Data lines |
= = = = = = =

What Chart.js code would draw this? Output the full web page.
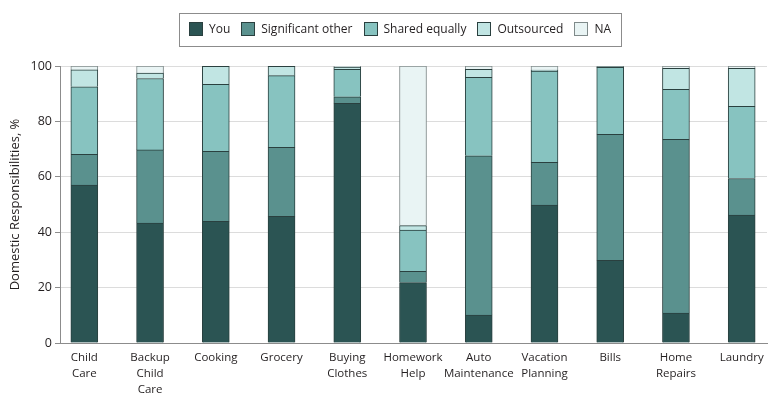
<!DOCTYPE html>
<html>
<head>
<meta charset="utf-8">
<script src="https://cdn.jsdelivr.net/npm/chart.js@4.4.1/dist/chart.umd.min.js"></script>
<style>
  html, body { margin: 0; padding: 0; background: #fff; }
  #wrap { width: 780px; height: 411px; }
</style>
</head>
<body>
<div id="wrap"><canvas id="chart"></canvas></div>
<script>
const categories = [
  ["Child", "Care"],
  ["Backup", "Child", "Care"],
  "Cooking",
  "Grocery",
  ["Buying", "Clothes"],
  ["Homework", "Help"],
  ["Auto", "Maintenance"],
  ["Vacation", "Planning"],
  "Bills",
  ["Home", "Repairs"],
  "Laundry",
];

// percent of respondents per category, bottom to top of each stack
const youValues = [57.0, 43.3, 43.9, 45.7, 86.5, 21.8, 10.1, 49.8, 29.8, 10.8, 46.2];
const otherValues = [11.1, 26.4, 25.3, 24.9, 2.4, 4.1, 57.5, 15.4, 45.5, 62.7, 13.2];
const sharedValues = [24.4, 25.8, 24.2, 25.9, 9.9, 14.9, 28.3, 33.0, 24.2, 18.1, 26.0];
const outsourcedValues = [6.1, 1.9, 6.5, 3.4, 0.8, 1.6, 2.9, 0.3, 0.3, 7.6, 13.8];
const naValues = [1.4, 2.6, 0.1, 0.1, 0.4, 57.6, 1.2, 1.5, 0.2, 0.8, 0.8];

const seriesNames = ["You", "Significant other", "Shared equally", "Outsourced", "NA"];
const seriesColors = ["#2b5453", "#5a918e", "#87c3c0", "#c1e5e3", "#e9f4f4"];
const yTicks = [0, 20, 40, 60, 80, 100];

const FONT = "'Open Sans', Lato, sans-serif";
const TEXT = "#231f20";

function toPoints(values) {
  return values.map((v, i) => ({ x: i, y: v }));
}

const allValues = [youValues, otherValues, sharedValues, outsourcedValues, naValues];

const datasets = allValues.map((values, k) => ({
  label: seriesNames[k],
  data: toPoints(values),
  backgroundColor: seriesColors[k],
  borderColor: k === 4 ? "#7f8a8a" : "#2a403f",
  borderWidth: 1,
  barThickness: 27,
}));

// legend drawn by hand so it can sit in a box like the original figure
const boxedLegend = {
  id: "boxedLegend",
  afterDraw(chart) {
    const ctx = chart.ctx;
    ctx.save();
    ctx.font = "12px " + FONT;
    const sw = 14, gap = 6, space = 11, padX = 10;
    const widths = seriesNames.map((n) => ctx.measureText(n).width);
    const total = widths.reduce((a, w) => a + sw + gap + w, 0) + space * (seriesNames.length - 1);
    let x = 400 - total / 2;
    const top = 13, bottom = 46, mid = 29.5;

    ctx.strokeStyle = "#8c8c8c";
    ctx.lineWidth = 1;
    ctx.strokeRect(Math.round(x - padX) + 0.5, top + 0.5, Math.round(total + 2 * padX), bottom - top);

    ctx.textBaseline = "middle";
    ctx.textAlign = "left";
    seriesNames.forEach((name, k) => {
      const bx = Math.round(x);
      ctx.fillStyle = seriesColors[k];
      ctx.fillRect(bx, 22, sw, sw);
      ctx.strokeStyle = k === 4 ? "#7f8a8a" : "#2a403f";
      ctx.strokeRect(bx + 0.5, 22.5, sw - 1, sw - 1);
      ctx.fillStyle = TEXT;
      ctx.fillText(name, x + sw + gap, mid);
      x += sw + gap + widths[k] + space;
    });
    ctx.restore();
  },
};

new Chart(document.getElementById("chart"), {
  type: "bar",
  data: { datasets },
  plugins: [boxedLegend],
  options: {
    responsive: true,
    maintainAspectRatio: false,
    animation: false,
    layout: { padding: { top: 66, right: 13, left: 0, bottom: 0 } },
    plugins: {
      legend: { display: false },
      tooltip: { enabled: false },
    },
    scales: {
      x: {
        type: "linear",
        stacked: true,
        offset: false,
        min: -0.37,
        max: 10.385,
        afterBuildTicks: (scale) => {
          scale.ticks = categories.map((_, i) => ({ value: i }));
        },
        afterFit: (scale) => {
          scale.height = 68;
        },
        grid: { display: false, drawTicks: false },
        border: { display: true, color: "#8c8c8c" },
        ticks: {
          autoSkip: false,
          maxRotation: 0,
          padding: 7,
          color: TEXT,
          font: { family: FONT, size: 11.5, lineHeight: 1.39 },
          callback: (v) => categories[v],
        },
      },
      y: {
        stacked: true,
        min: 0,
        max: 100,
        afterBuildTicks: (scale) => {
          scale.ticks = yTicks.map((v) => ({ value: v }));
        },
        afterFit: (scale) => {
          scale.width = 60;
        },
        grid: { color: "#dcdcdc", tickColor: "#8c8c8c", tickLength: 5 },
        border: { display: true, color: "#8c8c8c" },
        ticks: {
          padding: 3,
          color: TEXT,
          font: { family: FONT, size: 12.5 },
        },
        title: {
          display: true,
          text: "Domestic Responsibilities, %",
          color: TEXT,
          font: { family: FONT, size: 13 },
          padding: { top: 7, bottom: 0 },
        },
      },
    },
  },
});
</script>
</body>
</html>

= = = = = = =

Directions |
In the copy, include no pictures; restate the listing above exactly.

Reply |
What Chart.js code would draw this? Output the full web page.
<!DOCTYPE html>
<html>
<head>
<meta charset="utf-8">
<script src="https://cdn.jsdelivr.net/npm/chart.js@4.4.1/dist/chart.umd.min.js"></script>
<style>
  html, body { margin: 0; padding: 0; background: #fff; }
  #wrap { width: 780px; height: 411px; }
</style>
</head>
<body>
<div id="wrap"><canvas id="chart"></canvas></div>
<script>
const categories = [
  ["Child", "Care"],
  ["Backup", "Child", "Care"],
  "Cooking",
  "Grocery",
  ["Buying", "Clothes"],
  ["Homework", "Help"],
  ["Auto", "Maintenance"],
  ["Vacation", "Planning"],
  "Bills",
  ["Home", "Repairs"],
  "Laundry",
];

// percent of respondents per category, bottom to top of each stack
const youValues = [57.0, 43.3, 43.9, 45.7, 86.5, 21.8, 10.1, 49.8, 29.8, 10.8, 46.2];
const otherValues = [11.1, 26.4, 25.3, 24.9, 2.4, 4.1, 57.5, 15.4, 45.5, 62.7, 13.2];
const sharedValues = [24.4, 25.8, 24.2, 25.9, 9.9, 14.9, 28.3, 33.0, 24.2, 18.1, 26.0];
const outsourcedValues = [6.1, 1.9, 6.5, 3.4, 0.8, 1.6, 2.9, 0.3, 0.3, 7.6, 13.8];
const naValues = [1.4, 2.6, 0.1, 0.1, 0.4, 57.6, 1.2, 1.5, 0.2, 0.8, 0.8];

const seriesNames = ["You", "Significant other", "Shared equally", "Outsourced", "NA"];
const seriesColors = ["#2b5453", "#5a918e", "#87c3c0", "#c1e5e3", "#e9f4f4"];
const yTicks = [0, 20, 40, 60, 80, 100];

const FONT = "'Open Sans', Lato, sans-serif";
const TEXT = "#231f20";

function toPoints(values) {
  return values.map((v, i) => ({ x: i, y: v }));
}

const allValues = [youValues, otherValues, sharedValues, outsourcedValues, naValues];

const datasets = allValues.map((values, k) => ({
  label: seriesNames[k],
  data: toPoints(values),
  backgroundColor: seriesColors[k],
  borderColor: k === 4 ? "#7f8a8a" : "#2a403f",
  borderWidth: 1,
  barThickness: 27,
}));

// legend drawn by hand so it can sit in a box like the original figure
const boxedLegend = {
  id: "boxedLegend",
  afterDraw(chart) {
    const ctx = chart.ctx;
    ctx.save();
    ctx.font = "12px " + FONT;
    const sw = 14, gap = 6, space = 11, padX = 10;
    const widths = seriesNames.map((n) => ctx.measureText(n).width);
    const total = widths.reduce((a, w) => a + sw + gap + w, 0) + space * (seriesNames.length - 1);
    let x = 400 - total / 2;
    const top = 13, bottom = 46, mid = 29.5;

    ctx.strokeStyle = "#8c8c8c";
    ctx.lineWidth = 1;
    ctx.strokeRect(Math.round(x - padX) + 0.5, top + 0.5, Math.round(total + 2 * padX), bottom - top);

    ctx.textBaseline = "middle";
    ctx.textAlign = "left";
    seriesNames.forEach((name, k) => {
      const bx = Math.round(x);
      ctx.fillStyle = seriesColors[k];
      ctx.fillRect(bx, 22, sw, sw);
      ctx.strokeStyle = k === 4 ? "#7f8a8a" : "#2a403f";
      ctx.strokeRect(bx + 0.5, 22.5, sw - 1, sw - 1);
      ctx.fillStyle = TEXT;
      ctx.fillText(name, x + sw + gap, mid);
      x += sw + gap + widths[k] + space;
    });
    ctx.restore();
  },
};

new Chart(document.getElementById("chart"), {
  type: "bar",
  data: { datasets },
  plugins: [boxedLegend],
  options: {
    responsive: true,
    maintainAspectRatio: false,
    animation: false,
    layout: { padding: { top: 66, right: 13, left: 0, bottom: 0 } },
    plugins: {
      legend: { display: false },
      tooltip: { enabled: false },
    },
    scales: {
      x: {
        type: "linear",
        stacked: true,
        offset: false,
        min: -0.37,
        max: 10.385,
        afterBuildTicks: (scale) => {
          scale.ticks = categories.map((_, i) => ({ value: i }));
        },
        afterFit: (scale) => {
          scale.height = 68;
        },
        grid: { display: false, drawTicks: false },
        border: { display: true, color: "#8c8c8c" },
        ticks: {
          autoSkip: false,
          maxRotation: 0,
          padding: 7,
          color: TEXT,
          font: { family: FONT, size: 11.5, lineHeight: 1.39 },
          callback: (v) => categories[v],
        },
      },
      y: {
        stacked: true,
        min: 0,
        max: 100,
        afterBuildTicks: (scale) => {
          scale.ticks = yTicks.map((v) => ({ value: v }));
        },
        afterFit: (scale) => {
          scale.width = 60;
        },
        grid: { color: "#dcdcdc", tickColor: "#8c8c8c", tickLength: 5 },
        border: { display: true, color: "#8c8c8c" },
        ticks: {
          padding: 3,
          color: TEXT,
          font: { family: FONT, size: 12.5 },
        },
        title: {
          display: true,
          text: "Domestic Responsibilities, %",
          color: TEXT,
          font: { family: FONT, size: 13 },
          padding: { top: 7, bottom: 0 },
        },
      },
    },
  },
});
</script>
</body>
</html>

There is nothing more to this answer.